* begin *

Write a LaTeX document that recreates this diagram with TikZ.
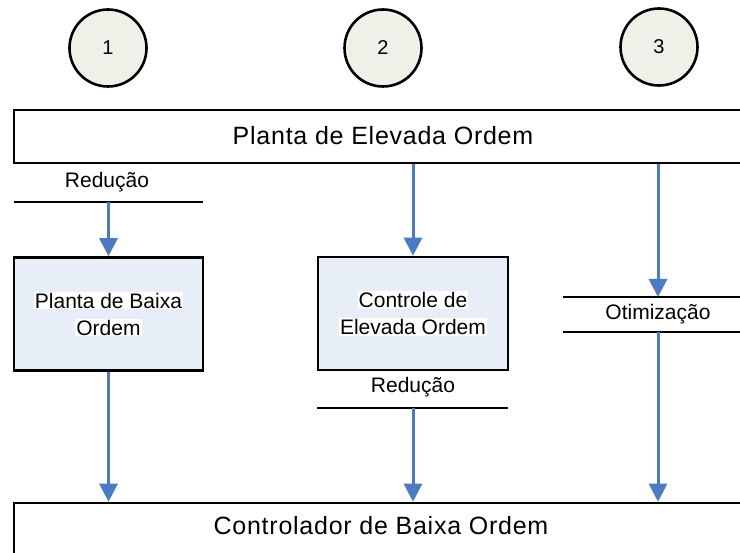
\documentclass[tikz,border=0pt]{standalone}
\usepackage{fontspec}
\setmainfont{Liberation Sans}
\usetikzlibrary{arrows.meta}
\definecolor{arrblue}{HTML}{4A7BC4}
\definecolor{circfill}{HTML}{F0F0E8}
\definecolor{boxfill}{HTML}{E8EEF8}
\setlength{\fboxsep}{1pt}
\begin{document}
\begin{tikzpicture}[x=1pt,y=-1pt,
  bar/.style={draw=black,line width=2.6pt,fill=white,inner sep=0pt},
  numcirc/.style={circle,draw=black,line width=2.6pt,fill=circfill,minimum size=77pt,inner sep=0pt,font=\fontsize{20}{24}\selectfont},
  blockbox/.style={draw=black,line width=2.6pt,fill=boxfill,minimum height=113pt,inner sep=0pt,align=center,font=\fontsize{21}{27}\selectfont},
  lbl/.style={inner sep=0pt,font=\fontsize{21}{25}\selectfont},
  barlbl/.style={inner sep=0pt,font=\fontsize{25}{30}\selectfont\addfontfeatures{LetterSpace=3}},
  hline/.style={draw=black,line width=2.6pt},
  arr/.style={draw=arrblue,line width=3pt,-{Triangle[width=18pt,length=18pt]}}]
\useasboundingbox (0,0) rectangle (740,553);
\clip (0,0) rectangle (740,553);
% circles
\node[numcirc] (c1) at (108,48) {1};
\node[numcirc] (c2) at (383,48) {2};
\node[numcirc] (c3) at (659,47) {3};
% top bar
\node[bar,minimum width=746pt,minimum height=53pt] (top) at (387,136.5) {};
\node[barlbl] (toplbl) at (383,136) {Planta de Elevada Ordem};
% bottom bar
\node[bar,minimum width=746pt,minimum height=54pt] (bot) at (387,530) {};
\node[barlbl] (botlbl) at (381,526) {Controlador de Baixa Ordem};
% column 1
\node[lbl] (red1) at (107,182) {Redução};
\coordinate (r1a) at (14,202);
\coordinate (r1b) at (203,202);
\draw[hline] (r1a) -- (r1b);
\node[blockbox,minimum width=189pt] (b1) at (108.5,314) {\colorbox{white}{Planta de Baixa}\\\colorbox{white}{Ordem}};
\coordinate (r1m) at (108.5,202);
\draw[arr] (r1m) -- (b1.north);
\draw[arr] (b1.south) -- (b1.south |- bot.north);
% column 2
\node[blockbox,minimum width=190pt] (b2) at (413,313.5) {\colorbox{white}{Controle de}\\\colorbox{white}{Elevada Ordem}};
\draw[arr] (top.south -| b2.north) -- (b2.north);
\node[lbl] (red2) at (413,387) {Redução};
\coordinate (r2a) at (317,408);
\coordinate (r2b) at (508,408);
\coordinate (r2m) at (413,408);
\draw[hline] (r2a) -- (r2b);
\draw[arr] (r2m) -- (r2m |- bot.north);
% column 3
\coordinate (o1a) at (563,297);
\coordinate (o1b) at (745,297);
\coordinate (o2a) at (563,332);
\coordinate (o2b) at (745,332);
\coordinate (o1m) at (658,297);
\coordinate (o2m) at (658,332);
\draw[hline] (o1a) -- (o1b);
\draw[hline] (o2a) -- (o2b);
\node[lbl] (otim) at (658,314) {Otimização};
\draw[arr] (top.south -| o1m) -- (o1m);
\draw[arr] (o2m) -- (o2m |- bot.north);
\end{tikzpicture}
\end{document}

* end *

## Written task
Word for word, quote the full listing, omitting every picture.

## Correct output
Write a LaTeX document that recreates this diagram with TikZ.
\documentclass[tikz,border=0pt]{standalone}
\usepackage{fontspec}
\setmainfont{Liberation Sans}
\usetikzlibrary{arrows.meta}
\definecolor{arrblue}{HTML}{4A7BC4}
\definecolor{circfill}{HTML}{F0F0E8}
\definecolor{boxfill}{HTML}{E8EEF8}
\setlength{\fboxsep}{1pt}
\begin{document}
\begin{tikzpicture}[x=1pt,y=-1pt,
  bar/.style={draw=black,line width=2.6pt,fill=white,inner sep=0pt},
  numcirc/.style={circle,draw=black,line width=2.6pt,fill=circfill,minimum size=77pt,inner sep=0pt,font=\fontsize{20}{24}\selectfont},
  blockbox/.style={draw=black,line width=2.6pt,fill=boxfill,minimum height=113pt,inner sep=0pt,align=center,font=\fontsize{21}{27}\selectfont},
  lbl/.style={inner sep=0pt,font=\fontsize{21}{25}\selectfont},
  barlbl/.style={inner sep=0pt,font=\fontsize{25}{30}\selectfont\addfontfeatures{LetterSpace=3}},
  hline/.style={draw=black,line width=2.6pt},
  arr/.style={draw=arrblue,line width=3pt,-{Triangle[width=18pt,length=18pt]}}]
\useasboundingbox (0,0) rectangle (740,553);
\clip (0,0) rectangle (740,553);
% circles
\node[numcirc] (c1) at (108,48) {1};
\node[numcirc] (c2) at (383,48) {2};
\node[numcirc] (c3) at (659,47) {3};
% top bar
\node[bar,minimum width=746pt,minimum height=53pt] (top) at (387,136.5) {};
\node[barlbl] (toplbl) at (383,136) {Planta de Elevada Ordem};
% bottom bar
\node[bar,minimum width=746pt,minimum height=54pt] (bot) at (387,530) {};
\node[barlbl] (botlbl) at (381,526) {Controlador de Baixa Ordem};
% column 1
\node[lbl] (red1) at (107,182) {Redução};
\coordinate (r1a) at (14,202);
\coordinate (r1b) at (203,202);
\draw[hline] (r1a) -- (r1b);
\node[blockbox,minimum width=189pt] (b1) at (108.5,314) {\colorbox{white}{Planta de Baixa}\\\colorbox{white}{Ordem}};
\coordinate (r1m) at (108.5,202);
\draw[arr] (r1m) -- (b1.north);
\draw[arr] (b1.south) -- (b1.south |- bot.north);
% column 2
\node[blockbox,minimum width=190pt] (b2) at (413,313.5) {\colorbox{white}{Controle de}\\\colorbox{white}{Elevada Ordem}};
\draw[arr] (top.south -| b2.north) -- (b2.north);
\node[lbl] (red2) at (413,387) {Redução};
\coordinate (r2a) at (317,408);
\coordinate (r2b) at (508,408);
\coordinate (r2m) at (413,408);
\draw[hline] (r2a) -- (r2b);
\draw[arr] (r2m) -- (r2m |- bot.north);
% column 3
\coordinate (o1a) at (563,297);
\coordinate (o1b) at (745,297);
\coordinate (o2a) at (563,332);
\coordinate (o2b) at (745,332);
\coordinate (o1m) at (658,297);
\coordinate (o2m) at (658,332);
\draw[hline] (o1a) -- (o1b);
\draw[hline] (o2a) -- (o2b);
\node[lbl] (otim) at (658,314) {Otimização};
\draw[arr] (top.south -| o1m) -- (o1m);
\draw[arr] (o2m) -- (o2m |- bot.north);
\end{tikzpicture}
\end{document}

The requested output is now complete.